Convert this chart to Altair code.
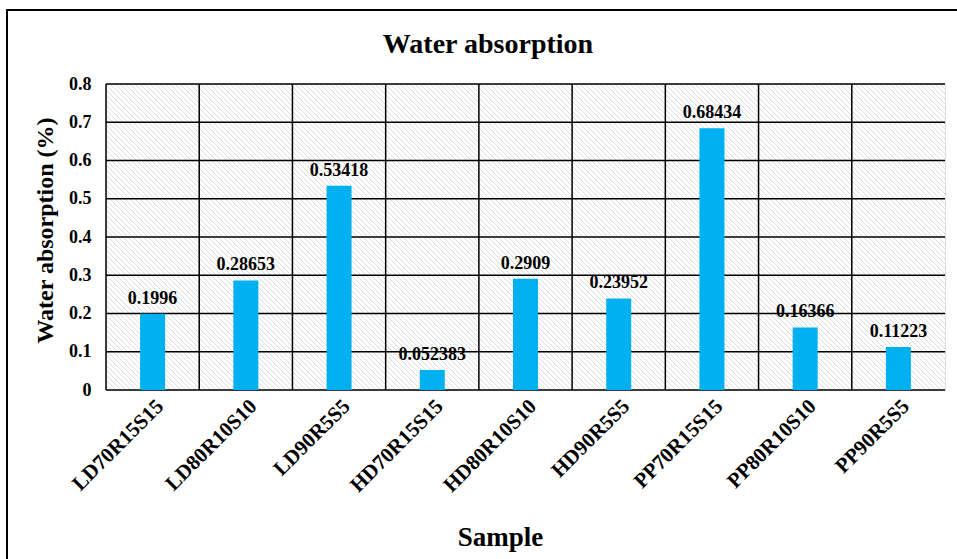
import altair as alt
import numpy as np
import pandas as pd

# Water absorption per sample
samples = ["LD70R15S15", "LD80R10S10", "LD90R5S5",
           "HD70R15S15", "HD80R10S10", "HD90R5S5",
           "PP70R15S15", "PP80R10S10", "PP90R5S5"]
absorption = [0.1996, 0.28653, 0.53418, 0.052383, 0.2909, 0.23952, 0.68434, 0.16366, 0.11223]
y_ticks = [0, 0.1, 0.2, 0.3, 0.4, 0.5, 0.6, 0.7, 0.8]
chart_title = "Water absorption"

FONT = "Liberation Serif"
W, H = 839, 306

df = pd.DataFrame({"sample": samples, "value": absorption,
                   "label": [str(v) for v in absorption]})

x_scale = alt.Scale(domain=samples, paddingInner=0, paddingOuter=0)
y_scale = alt.Scale(domain=[0, 0.8], nice=False)

# Diagonal hatching for the plot background
k = np.arange(-H, W + 6, 5.0)
hatch_df = pd.DataFrame({"x1": k, "y1": 0.0, "x2": k + H, "y2": float(H)})
hatch = alt.Chart(hatch_df).mark_rule(color="#dcdcdc", strokeWidth=1.0, clip=True).encode(
    x=alt.X("x1:Q", scale=None, axis=None),
    y=alt.Y("y1:Q", scale=None, axis=None),
    x2="x2:Q",
    y2="y2:Q",
)

# Horizontal grid lines
hgrid = alt.Chart(pd.DataFrame({"t": y_ticks})).mark_rule(color="black", strokeWidth=1.5).encode(
    y=alt.Y("t:Q", scale=y_scale, axis=None),
)

# Vertical lines at category boundaries
vgrid = alt.Chart(df).mark_rule(color="black", strokeWidth=1.5).encode(
    x=alt.X("sample:N", scale=x_scale, axis=None, bandPosition=0),
)

bars = alt.Chart(df).mark_bar(size=25, color="#00B0F0").encode(
    x=alt.X("sample:N", scale=x_scale, sort=samples,
            axis=alt.Axis(title="Sample", labelAngle=-45, labelFont=FONT,
                          labelFontSize=21, labelFontWeight="bold", labelColor="black",
                          labelPadding=5, ticks=False, domain=False, grid=False,
                          titleFont=FONT, titleFontSize=27, titleFontWeight="bold",
                          titleColor="black", titleBaseline="alphabetic",
                          titleX=394, titleY=155, titleAnchor="middle")),
    y=alt.Y("value:Q", scale=y_scale,
            axis=alt.Axis(title="Water absorption (%)", values=y_ticks, format="g",
                          labelFont=FONT, labelFontSize=18, labelFontWeight="bold",
                          labelColor="black", labelPadding=15, ticks=False,
                          domain=False, grid=False,
                          titleFont=FONT, titleFontSize=24, titleFontWeight="bold",
                          titleColor="black", titleAngle=-90, titleBaseline="alphabetic",
                          titleAlign="center", titleX=-54, titleY=146)),
)

labels = alt.Chart(df).mark_text(font=FONT, fontSize=18, fontWeight="bold",
                                 color="black", baseline="bottom", dy=-6).encode(
    x=alt.X("sample:N", scale=x_scale, axis=None),
    y=alt.Y("value:Q", scale=y_scale, axis=None),
    text="label:N",
)

# Chart heading
heading = alt.Chart(pd.DataFrame({"t": [chart_title]})).mark_text(
    font=FONT, fontSize=28, fontWeight="bold", color="black",
    align="center", baseline="alphabetic").encode(
    x=alt.value(382), y=alt.value(-31), text="t:N",
)

# Outer frame of the figure
frame = alt.Chart(pd.DataFrame({"f": [0]})).mark_rect(
    fill=None, fillOpacity=0, stroke="black", strokeWidth=2).encode(
    x=alt.value(-99), y=alt.value(-74), x2=alt.value(W + 200), y2=alt.value(H + 300),
)

chart = alt.layer(hatch, hgrid, vgrid, bars, labels, heading, frame).resolve_scale(
    x="independent", y="independent"
).properties(
    width=W, height=H,
    autosize=alt.AutoSizeParams(type="none"),
    padding={"left": 106, "top": 84, "right": 12, "bottom": 169},
).configure_view(stroke="black", strokeWidth=2).configure(background="white")

chart.save("out.html", embed_options={"renderer": "svg", "actions": False})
----------
DESCRIPTION OF THE TASK: Reproduce the material word for word, minus the images.

FINISHED TASK:
Convert this chart to Altair code.
import altair as alt
import numpy as np
import pandas as pd

# Water absorption per sample
samples = ["LD70R15S15", "LD80R10S10", "LD90R5S5",
           "HD70R15S15", "HD80R10S10", "HD90R5S5",
           "PP70R15S15", "PP80R10S10", "PP90R5S5"]
absorption = [0.1996, 0.28653, 0.53418, 0.052383, 0.2909, 0.23952, 0.68434, 0.16366, 0.11223]
y_ticks = [0, 0.1, 0.2, 0.3, 0.4, 0.5, 0.6, 0.7, 0.8]
chart_title = "Water absorption"

FONT = "Liberation Serif"
W, H = 839, 306

df = pd.DataFrame({"sample": samples, "value": absorption,
                   "label": [str(v) for v in absorption]})

x_scale = alt.Scale(domain=samples, paddingInner=0, paddingOuter=0)
y_scale = alt.Scale(domain=[0, 0.8], nice=False)

# Diagonal hatching for the plot background
k = np.arange(-H, W + 6, 5.0)
hatch_df = pd.DataFrame({"x1": k, "y1": 0.0, "x2": k + H, "y2": float(H)})
hatch = alt.Chart(hatch_df).mark_rule(color="#dcdcdc", strokeWidth=1.0, clip=True).encode(
    x=alt.X("x1:Q", scale=None, axis=None),
    y=alt.Y("y1:Q", scale=None, axis=None),
    x2="x2:Q",
    y2="y2:Q",
)

# Horizontal grid lines
hgrid = alt.Chart(pd.DataFrame({"t": y_ticks})).mark_rule(color="black", strokeWidth=1.5).encode(
    y=alt.Y("t:Q", scale=y_scale, axis=None),
)

# Vertical lines at category boundaries
vgrid = alt.Chart(df).mark_rule(color="black", strokeWidth=1.5).encode(
    x=alt.X("sample:N", scale=x_scale, axis=None, bandPosition=0),
)

bars = alt.Chart(df).mark_bar(size=25, color="#00B0F0").encode(
    x=alt.X("sample:N", scale=x_scale, sort=samples,
            axis=alt.Axis(title="Sample", labelAngle=-45, labelFont=FONT,
                          labelFontSize=21, labelFontWeight="bold", labelColor="black",
                          labelPadding=5, ticks=False, domain=False, grid=False,
                          titleFont=FONT, titleFontSize=27, titleFontWeight="bold",
                          titleColor="black", titleBaseline="alphabetic",
                          titleX=394, titleY=155, titleAnchor="middle")),
    y=alt.Y("value:Q", scale=y_scale,
            axis=alt.Axis(title="Water absorption (%)", values=y_ticks, format="g",
                          labelFont=FONT, labelFontSize=18, labelFontWeight="bold",
                          labelColor="black", labelPadding=15, ticks=False,
                          domain=False, grid=False,
                          titleFont=FONT, titleFontSize=24, titleFontWeight="bold",
                          titleColor="black", titleAngle=-90, titleBaseline="alphabetic",
                          titleAlign="center", titleX=-54, titleY=146)),
)

labels = alt.Chart(df).mark_text(font=FONT, fontSize=18, fontWeight="bold",
                                 color="black", baseline="bottom", dy=-6).encode(
    x=alt.X("sample:N", scale=x_scale, axis=None),
    y=alt.Y("value:Q", scale=y_scale, axis=None),
    text="label:N",
)

# Chart heading
heading = alt.Chart(pd.DataFrame({"t": [chart_title]})).mark_text(
    font=FONT, fontSize=28, fontWeight="bold", color="black",
    align="center", baseline="alphabetic").encode(
    x=alt.value(382), y=alt.value(-31), text="t:N",
)

# Outer frame of the figure
frame = alt.Chart(pd.DataFrame({"f": [0]})).mark_rect(
    fill=None, fillOpacity=0, stroke="black", strokeWidth=2).encode(
    x=alt.value(-99), y=alt.value(-74), x2=alt.value(W + 200), y2=alt.value(H + 300),
)

chart = alt.layer(hatch, hgrid, vgrid, bars, labels, heading, frame).resolve_scale(
    x="independent", y="independent"
).properties(
    width=W, height=H,
    autosize=alt.AutoSizeParams(type="none"),
    padding={"left": 106, "top": 84, "right": 12, "bottom": 169},
).configure_view(stroke="black", strokeWidth=2).configure(background="white")

chart.save("out.html", embed_options={"renderer": "svg", "actions": False})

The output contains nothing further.